### Work instructions:
Take the lines of the data below from the very first through the line containing "0.141, 0.077, 0]" and output them exactly, pictures excluded.

### Information provided:
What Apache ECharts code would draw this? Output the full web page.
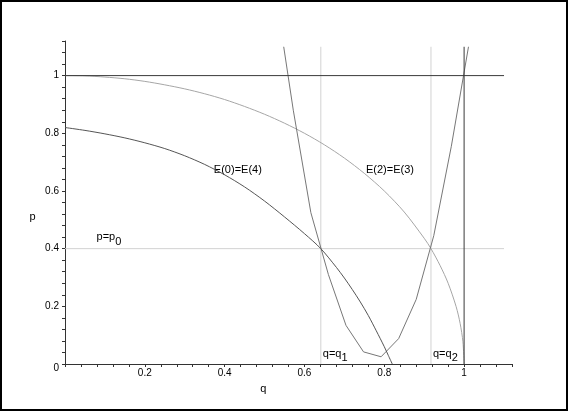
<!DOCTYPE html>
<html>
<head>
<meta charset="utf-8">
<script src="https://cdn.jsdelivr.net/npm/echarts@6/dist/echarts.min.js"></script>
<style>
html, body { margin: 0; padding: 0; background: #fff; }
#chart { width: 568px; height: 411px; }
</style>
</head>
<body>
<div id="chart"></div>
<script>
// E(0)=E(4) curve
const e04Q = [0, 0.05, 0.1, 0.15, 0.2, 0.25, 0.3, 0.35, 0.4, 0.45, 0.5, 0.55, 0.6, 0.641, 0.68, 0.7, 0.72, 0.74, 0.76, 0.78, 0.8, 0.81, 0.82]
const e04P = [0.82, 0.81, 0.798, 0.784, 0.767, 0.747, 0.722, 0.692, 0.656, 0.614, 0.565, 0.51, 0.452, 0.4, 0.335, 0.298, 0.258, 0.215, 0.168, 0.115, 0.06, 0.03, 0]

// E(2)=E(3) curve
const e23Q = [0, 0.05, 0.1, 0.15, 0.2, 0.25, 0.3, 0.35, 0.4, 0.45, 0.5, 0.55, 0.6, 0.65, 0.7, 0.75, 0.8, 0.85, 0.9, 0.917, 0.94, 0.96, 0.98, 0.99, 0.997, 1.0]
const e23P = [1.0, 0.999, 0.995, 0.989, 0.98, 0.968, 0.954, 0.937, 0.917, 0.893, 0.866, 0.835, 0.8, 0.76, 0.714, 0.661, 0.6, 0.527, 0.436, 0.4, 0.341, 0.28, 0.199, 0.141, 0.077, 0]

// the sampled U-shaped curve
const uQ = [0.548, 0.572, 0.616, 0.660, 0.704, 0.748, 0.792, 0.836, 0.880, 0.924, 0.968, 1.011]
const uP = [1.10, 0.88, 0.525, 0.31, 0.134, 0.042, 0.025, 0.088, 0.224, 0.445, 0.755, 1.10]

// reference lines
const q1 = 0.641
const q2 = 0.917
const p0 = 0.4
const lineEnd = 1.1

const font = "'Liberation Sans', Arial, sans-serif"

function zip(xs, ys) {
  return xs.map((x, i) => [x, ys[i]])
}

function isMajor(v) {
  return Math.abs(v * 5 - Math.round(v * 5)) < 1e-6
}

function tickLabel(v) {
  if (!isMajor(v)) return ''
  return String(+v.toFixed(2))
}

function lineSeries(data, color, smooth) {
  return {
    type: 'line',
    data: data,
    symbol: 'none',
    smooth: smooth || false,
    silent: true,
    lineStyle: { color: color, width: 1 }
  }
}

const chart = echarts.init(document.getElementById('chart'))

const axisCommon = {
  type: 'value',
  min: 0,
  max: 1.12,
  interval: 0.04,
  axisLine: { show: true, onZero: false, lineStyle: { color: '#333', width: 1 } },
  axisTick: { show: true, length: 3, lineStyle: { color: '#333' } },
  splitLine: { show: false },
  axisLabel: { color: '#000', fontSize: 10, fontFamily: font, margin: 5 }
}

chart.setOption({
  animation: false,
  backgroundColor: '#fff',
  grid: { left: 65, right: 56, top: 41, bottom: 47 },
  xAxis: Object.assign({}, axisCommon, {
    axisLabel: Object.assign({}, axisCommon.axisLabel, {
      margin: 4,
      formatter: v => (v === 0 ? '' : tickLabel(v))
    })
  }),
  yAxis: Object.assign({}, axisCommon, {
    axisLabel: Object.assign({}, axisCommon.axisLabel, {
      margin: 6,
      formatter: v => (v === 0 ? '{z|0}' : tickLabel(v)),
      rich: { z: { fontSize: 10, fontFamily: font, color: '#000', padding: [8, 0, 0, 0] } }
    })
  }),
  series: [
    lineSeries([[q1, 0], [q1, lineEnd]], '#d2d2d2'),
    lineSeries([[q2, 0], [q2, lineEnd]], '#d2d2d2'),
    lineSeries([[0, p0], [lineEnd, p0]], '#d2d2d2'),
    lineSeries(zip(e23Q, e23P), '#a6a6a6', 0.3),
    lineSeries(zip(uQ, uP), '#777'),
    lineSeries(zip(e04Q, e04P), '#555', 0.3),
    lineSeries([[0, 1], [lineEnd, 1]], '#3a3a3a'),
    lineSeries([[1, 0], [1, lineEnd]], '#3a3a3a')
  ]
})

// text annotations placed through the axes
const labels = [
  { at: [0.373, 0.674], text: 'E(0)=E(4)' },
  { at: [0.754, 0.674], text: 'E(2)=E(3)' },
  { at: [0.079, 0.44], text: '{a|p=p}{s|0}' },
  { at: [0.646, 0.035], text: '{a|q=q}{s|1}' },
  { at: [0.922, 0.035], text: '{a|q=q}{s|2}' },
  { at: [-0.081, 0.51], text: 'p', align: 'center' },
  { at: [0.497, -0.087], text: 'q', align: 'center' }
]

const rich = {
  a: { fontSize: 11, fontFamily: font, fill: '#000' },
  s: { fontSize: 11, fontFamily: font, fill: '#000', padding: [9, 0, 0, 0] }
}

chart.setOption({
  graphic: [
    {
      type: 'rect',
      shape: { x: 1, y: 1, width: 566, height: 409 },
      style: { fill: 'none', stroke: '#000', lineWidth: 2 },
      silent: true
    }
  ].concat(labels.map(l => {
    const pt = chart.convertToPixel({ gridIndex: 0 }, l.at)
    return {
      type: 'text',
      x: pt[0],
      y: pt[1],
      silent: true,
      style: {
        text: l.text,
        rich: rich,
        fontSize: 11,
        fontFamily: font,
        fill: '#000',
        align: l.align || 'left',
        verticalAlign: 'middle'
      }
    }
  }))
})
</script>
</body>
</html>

### Result:
What Apache ECharts code would draw this? Output the full web page.
<!DOCTYPE html>
<html>
<head>
<meta charset="utf-8">
<script src="https://cdn.jsdelivr.net/npm/echarts@6/dist/echarts.min.js"></script>
<style>
html, body { margin: 0; padding: 0; background: #fff; }
#chart { width: 568px; height: 411px; }
</style>
</head>
<body>
<div id="chart"></div>
<script>
// E(0)=E(4) curve
const e04Q = [0, 0.05, 0.1, 0.15, 0.2, 0.25, 0.3, 0.35, 0.4, 0.45, 0.5, 0.55, 0.6, 0.641, 0.68, 0.7, 0.72, 0.74, 0.76, 0.78, 0.8, 0.81, 0.82]
const e04P = [0.82, 0.81, 0.798, 0.784, 0.767, 0.747, 0.722, 0.692, 0.656, 0.614, 0.565, 0.51, 0.452, 0.4, 0.335, 0.298, 0.258, 0.215, 0.168, 0.115, 0.06, 0.03, 0]

// E(2)=E(3) curve
const e23Q = [0, 0.05, 0.1, 0.15, 0.2, 0.25, 0.3, 0.35, 0.4, 0.45, 0.5, 0.55, 0.6, 0.65, 0.7, 0.75, 0.8, 0.85, 0.9, 0.917, 0.94, 0.96, 0.98, 0.99, 0.997, 1.0]
const e23P = [1.0, 0.999, 0.995, 0.989, 0.98, 0.968, 0.954, 0.937, 0.917, 0.893, 0.866, 0.835, 0.8, 0.76, 0.714, 0.661, 0.6, 0.527, 0.436, 0.4, 0.341, 0.28, 0.199, 0.141, 0.077, 0]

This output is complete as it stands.